Il y a plusieurs façons d’envisager la littérature et sa transmission. Pour Proust, par exemple, un texte, c’est ce qu’on en fait, la façon dont on le reçoit, et il n’est rien sans son lecteur ou sa lectrice. Vous et moi, on peut aller voir une pièce actuelle et ne pas la recevoir de la même façon. C’était déjà le cas à l’époque, sauf que ces histoires sont transmises d’une seule façon, et que celle-ci relève de la domination masculine. Par exemple, dès le XVIIème siècle Bérénice a été perçue par Bussy-Rabutin sous un biais masculin: il affirmait que Titus n’aimait pas Bérénice et qu’elle n’était qu’une femme quittée -c’est ce regard qui est surplombant puisque l’adoptent ensuite Barthes et Nathalie Azoulai dans son romanTitus n’aimait pas Bérénice. Pourtant, à la même époque, l’abbé Villars et Louis Racine -le fils du dramaturge- parlent de l’agentivité de l’héroïne en expliquant que c’est elle qui dénoue le conflit tragique et qu’elle donne une leçon de grandeur d’âme aux deux princes. Or ce point de vue a été éclipsé; dans les anthologies et les manuels scolaires, on nous explique que Bérénice est une femme éplorée et quittée sans pouvoir d’action. Cela ne veut évidemment pas dire que l’on peut trouver du féminisme dans tous les textes classiques, mais ce dialogue, ces réceptions opposées d’un texte ou d’un spectacle, c’est ce qui me paraît intéressant. Mon but n’est pas du tout de moraliser les textes, mais de montrer qu’il y plusieurs façons de les percevoir. Et que les femmes ont toujours été conscientes des problèmes qui se posaient à elles.
Les adaptations cinématographiques des œuvres que tu évoques, de Disney à Patrice Chéreau, ont presque toutes recouvert ces classiques d’un male gaze ahurissant: faut-il les annuler?
Je ne pense pas. Quand on enseigne, justement, on peut les faire dialoguer. J’ai par exemple fait un séminaire où nous avons lu des autrices comme Madame d’Aulnoy (Ndlr: autrice de contes de fées, dont Finette Cendron, une variante de Cendrillon) et nous avons ensuite visionné les films de Disney. Et mes étudiant·es ont sauté au plafond! L’effet révélateur de ces œuvres est assez génial. Mes étudiant·es trouvent cela dingue qu’une œuvre de 400 ans soit plus moderne que son adaptation au XXème siècle. Non seulement il ne faut pas les annuler, mais il faut les étudier comme des outils pour en révéler les biais.
Est-il urgent que les réalisatrices s’emparent de ces classiques à leur tour?

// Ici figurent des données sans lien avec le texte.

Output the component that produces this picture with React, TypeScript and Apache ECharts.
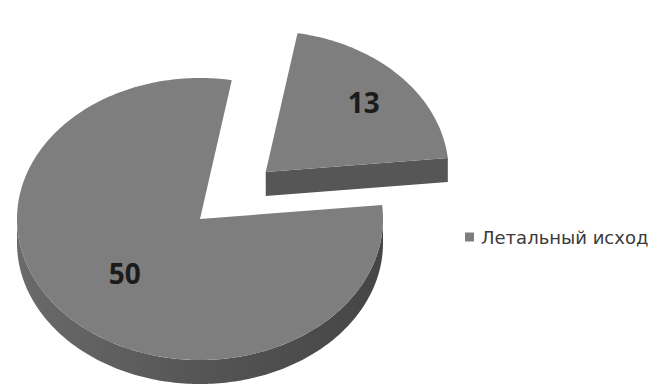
import React, { useEffect, useRef } from 'react';
import * as echarts from 'echarts';

// ---- data ----
const categories = ['Летальный исход', ''];
const values = [13, 50];
const legendItems = ['Летальный исход'];

// ---- layout / style (not data) ----
const CX = 200;
const CY = 219;
const RX = 183;
const RY = 141;
const DEPTH = 24;
const START_ANGLE = 80; // degrees, slices sweep clockwise from here
const EXPLODE = [0.49, 0];
const LABEL_R = [0.73, 0.56];
const TOP_COLOR = '#7e7e7e';
const SIDE_COLOR = '#565656';

export default function App() {
  const ref = useRef<HTMLDivElement>(null);

  useEffect(() => {
    const chart = echarts.init(ref.current as HTMLDivElement, null, { renderer: 'svg' });
    const total = values.reduce((a, b) => a + b, 0);

    const renderItem = (params: any, api: any) => {
      const i = params.dataIndex;
      const v = api.value(0);
      let before = 0;
      for (let k = 0; k < i; k++) before += values[k];
      const a1 = START_ANGLE - (before / total) * 360;
      const a2 = a1 - (v / total) * 360;
      const midR = (((a1 + a2) / 2) * Math.PI) / 180;
      const ox = CX + EXPLODE[i] * RX * Math.cos(midR);
      const oy = CY - EXPLODE[i] * RY * Math.sin(midR);
      const pt = (deg: number, dz = 0) => {
        const r = (deg * Math.PI) / 180;
        return [ox + RX * Math.cos(r), oy - RY * Math.sin(r) + dz];
      };
      const arc = (from: number, to: number, dz = 0) => {
        const pts: number[][] = [];
        const n = Math.max(2, Math.ceil(Math.abs(to - from)));
        for (let s = 0; s <= n; s++) pts.push(pt(from + ((to - from) * s) / n, dz));
        return pts;
      };
      const children: any[] = [];
      const sideGrad = new echarts.graphic.LinearGradient(0, 0, 1, 0, [
        { offset: 0, color: '#6a6a6a' },
        { offset: 0.5, color: '#555555' },
        { offset: 1, color: '#454545' },
      ]);

      // radial faces facing the viewer
      const radial = (ang: number, normal: number) => {
        if (Math.sin((normal * Math.PI) / 180) < -0.5) {
          const p = pt(ang);
          const q = pt(ang, DEPTH);
          children.push({
            type: 'polygon',
            shape: { points: [[ox, oy], p, q, [ox, oy + DEPTH]] },
            style: { fill: SIDE_COLOR },
          });
        }
      };
      radial(a2, a2 - 90);
      radial(a1, a1 + 90);

      // outer wall (front half only)
      for (let k = -3; k <= 2; k++) {
        const lo = Math.max(a2, 180 + 360 * k);
        const hi = Math.min(a1, 360 + 360 * k);
        if (hi > lo) {
          const top = arc(lo, hi);
          const bot = arc(hi, lo, DEPTH);
          children.push({
            type: 'polygon',
            shape: { points: top.concat(bot) },
            style: { fill: sideGrad },
          });
        }
      }

      // top face
      children.push({
        type: 'polygon',
        shape: { points: [[ox, oy]].concat(arc(a1, a2)) },
        style: { fill: TOP_COLOR },
      });

      // label
      children.push({
        type: 'text',
        x: ox + LABEL_R[i] * RX * Math.cos(midR),
        y: oy - LABEL_R[i] * RY * Math.sin(midR),
        style: {
          text: String(v),
          fill: '#1b1b1b',
          fontSize: 28,
          fontWeight: 'bold',
          fontFamily: 'Open Sans',
          align: 'center',
          verticalAlign: 'middle',
        },
      });

      return { type: 'group', children };
    };

    chart.setOption({
      animation: false,
      backgroundColor: '#ffffff',
      legend: {
        data: legendItems,
        left: 465,
        top: 228,
        padding: 0,
        orient: 'vertical',
        icon: 'rect',
        itemWidth: 9,
        itemHeight: 9,
        selectedMode: false,
        textStyle: { fontSize: 18, color: '#3a3a3a', fontFamily: 'DejaVu Sans', padding: [0, 0, 0, 2] },
      },
      series: [
        {
          type: 'custom',
          name: 'Летальный исход',
          coordinateSystem: 'none',
          silent: true,
          itemStyle: { color: TOP_COLOR },
          renderItem,
          data: values.map((v, i) => ({ name: categories[i], value: v })),
        },
      ],
    });

    return () => chart.dispose();
  }, []);

  return (
    <div
      ref={ref}
      style={{ position: 'fixed', left: 0, top: 0, width: 661, height: 387, background: '#fff' }}
    />
  );
}
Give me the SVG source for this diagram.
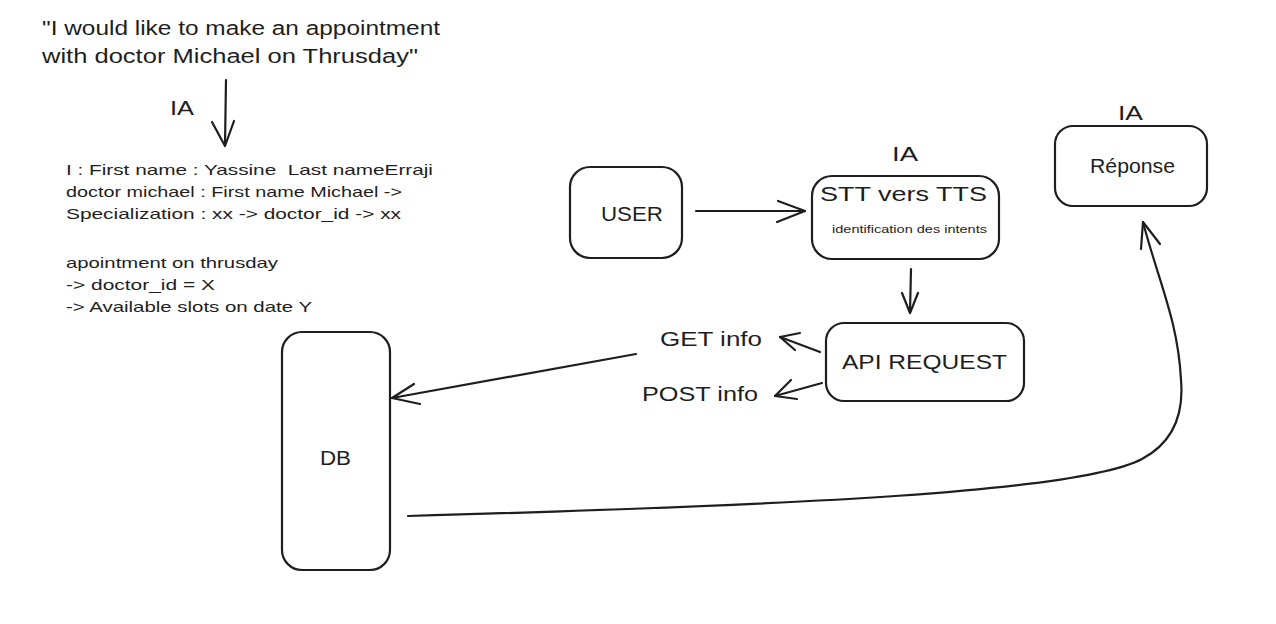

Oui! Et ce qu’a fait Catherine Breillat avec Barbe Bleue est d’ailleurs génial. Quant à Céline Sciamma, elle ferait des merveilles avec Le Petit chaperon rouge ou La Belle et la bête. Personne n’a bien adapté ce dernier conte et la version de Disney banalise les violences conjugales.
Tu es attachée à l’accès des textes classiques à tous et toutes -tu reprends d’ailleurs l’exemple de Nicolas Sarkozy et de son mépris pour La Princesse de Clèves– comment cette transmission peut-elle se faire, et se faire de manière féministe? L’école républicaine est-elle prête pour cela?
C’est ce que j’essaie de faire dans ma salle de classe, mais ce n’est pas l’école républicaine -aux États-Unis, l’école est payante. Dans le New Jersey où j’enseigne, j’ai des gens qui viennent d’Inde, d’Asie, d’Afrique, de tous les continents, et il·elles connaissent plein de contes de fées qui posent des questions féministes, comme celle de la rivalité féminine, des mariages forcés ou des rapports hommes-femmes. Laisser les gens venir en classe avec leur culture permet d’avoir un point d’accroche et un dialogue. Il faut faire de la place dans les programmes officiels, dans le socle commun. Nous avons tous et toutes à apprendre les unes des autres.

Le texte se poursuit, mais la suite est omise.